Modelling of Reinforced Concrete Columns with GFRP Rebar

Concrete structures reinforced with glass fiber-reinforced polymer (GFRP) bars are becoming increasingly popular, particularly in harsh environments where traditional steel reinforcement may be susceptible to corrosion and accelerated damage. GFRPs are a possible solution in such climates, since they are not affected by corrosion and have high tensile strength. The assessment of GFRP-reinforced concrete structural response to lateral loads, however, is still in a preliminary stage. Despite the need for robust numerical tools to estimate the lateral displacement and ductility capacities of GFRP-reinforced structural elements, current numerical modeling is limited by the lack of reliable full-range axial stress vs strain models, or by insufficient description of the behavior of GFRP-confined concrete. This paper aims at providing a contribution to the analytical modeling of the response to lateral loads of GFRP-reinforced concrete elements.
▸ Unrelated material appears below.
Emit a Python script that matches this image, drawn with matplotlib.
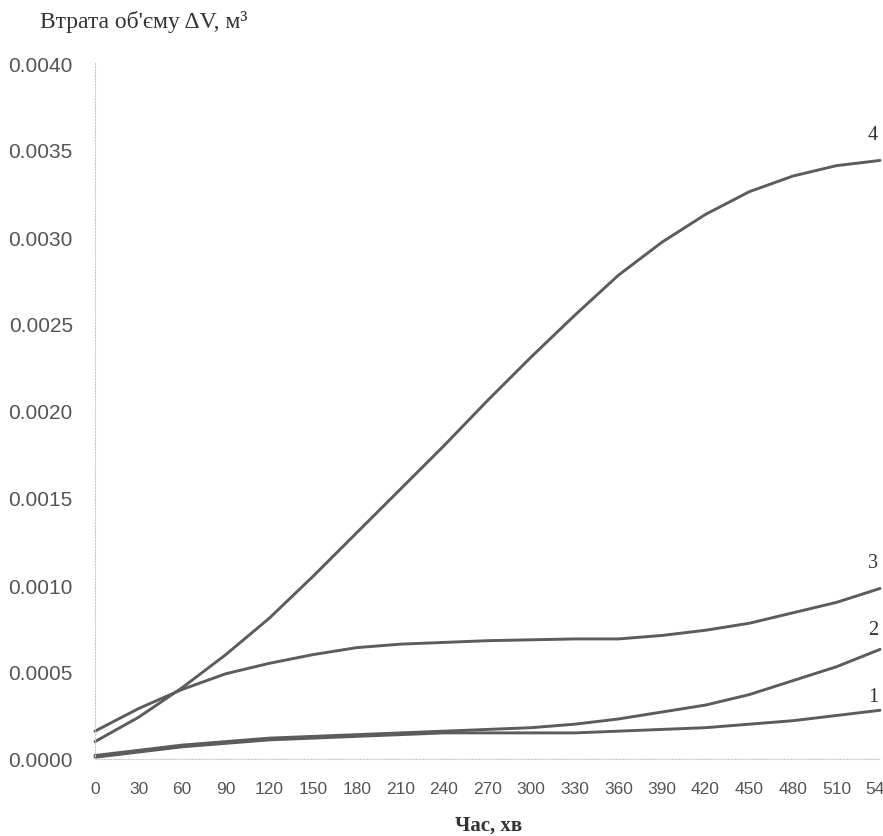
import numpy as np
import matplotlib
matplotlib.use("Agg")
import matplotlib.pyplot as plt
from matplotlib.ticker import FormatStrFormatter, MultipleLocator

# time, min
t = [0, 30, 60, 90, 120, 150, 180, 210, 240, 270, 300, 330, 360, 390, 420, 450, 480, 510, 540]

# volume loss, m^3 (curves 1..4)
dv1 = [0.00001, 0.00004, 0.00007, 0.00009, 0.00011, 0.00012, 0.00013, 0.00014, 0.00015, 0.00015,
       0.00015, 0.00015, 0.00016, 0.00017, 0.00018, 0.00020, 0.00022, 0.00025, 0.00028]
dv2 = [0.00002, 0.00005, 0.00008, 0.00010, 0.00012, 0.00013, 0.00014, 0.00015, 0.00016, 0.00017,
       0.00018, 0.00020, 0.00023, 0.00027, 0.00031, 0.00037, 0.00045, 0.00053, 0.00063]
dv3 = [0.00016, 0.00029, 0.00040, 0.00049, 0.00055, 0.00060, 0.00064, 0.00066, 0.00067, 0.00068,
       0.000685, 0.00069, 0.00069, 0.00071, 0.00074, 0.00078, 0.00084, 0.00090, 0.00098]
dv4 = [0.00010, 0.00024, 0.00041, 0.00060, 0.00081, 0.00105, 0.00130, 0.00155, 0.00180, 0.00206,
       0.00231, 0.00255, 0.00278, 0.00297, 0.00313, 0.00326, 0.00335, 0.00341, 0.00344]

curve_names = ["1", "2", "3", "4"]

line_col = "#5c5c5c"
tick_col = "#555555"

fig = plt.figure(figsize=(8.83, 8.37), dpi=100)
ax = fig.add_axes([95/883, 77/837, 785/883, 696/837])

series = [dv1, dv2, dv3, dv4]
label_dy = [14, 20, 26, 26]
for name, dv, dy in zip(curve_names, series, label_dy):
    ax.plot(t, dv, color=line_col, lw=2.1, clip_on=False,
            solid_capstyle="round", solid_joinstyle="round")
    ax.annotate(name, xy=(t[-1], dv[-1]), xytext=(-7, dy), textcoords="offset pixels",
                ha="center", va="center", fontsize=14.5, family="Liberation Serif", color="#333333")

ax.set_xlim(0, 540)
ax.set_ylim(0, 0.004)
ax.xaxis.set_major_locator(MultipleLocator(30))
ax.yaxis.set_major_locator(MultipleLocator(0.0005))
ax.yaxis.set_major_formatter(FormatStrFormatter("%.4f"))

ax.tick_params(axis="y", length=0, pad=16, labelsize=15, labelcolor=tick_col)
ax.tick_params(axis="x", length=0, pad=16, labelsize=12.5, labelcolor=tick_col)
for lab in ax.get_xticklabels() + ax.get_yticklabels():
    lab.set_family("Liberation Sans")

for s in ["top", "right"]:
    ax.spines[s].set_visible(False)
for s in ["left", "bottom"]:
    ax.spines[s].set_color("#c8c8c8")
    ax.spines[s].set_linestyle(":")
    ax.spines[s].set_linewidth(0.8)

fig.text(40/883, 1 - 22/837, "Втрата об'єму ΔV, м³", family="Liberation Serif",
         fontsize=17, va="center", ha="left", color="#333333")
fig.text(489/883, 1 - 826/837, "Час, хв", family="Liberation Serif", fontweight="bold",
         fontsize=15, va="center", ha="center", color="#333333")

fig.savefig("out.png", dpi=100)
Four scaled RC bridge columns have been designed (with the same nominal strength) and built for testing to failure under simulated earthquake loading at San Diego State University (SDSU), with various combinations of steel and GFRP bars, from all-steel to all-GFRP. In this work, GFRP reinforcement is considered for both the primary vertical and transverse reinforcements. Prediction analyses of the four different columns to failure are discussed in this paper, including a technique of incremental confinement which is crucial for concrete confined by GFRP.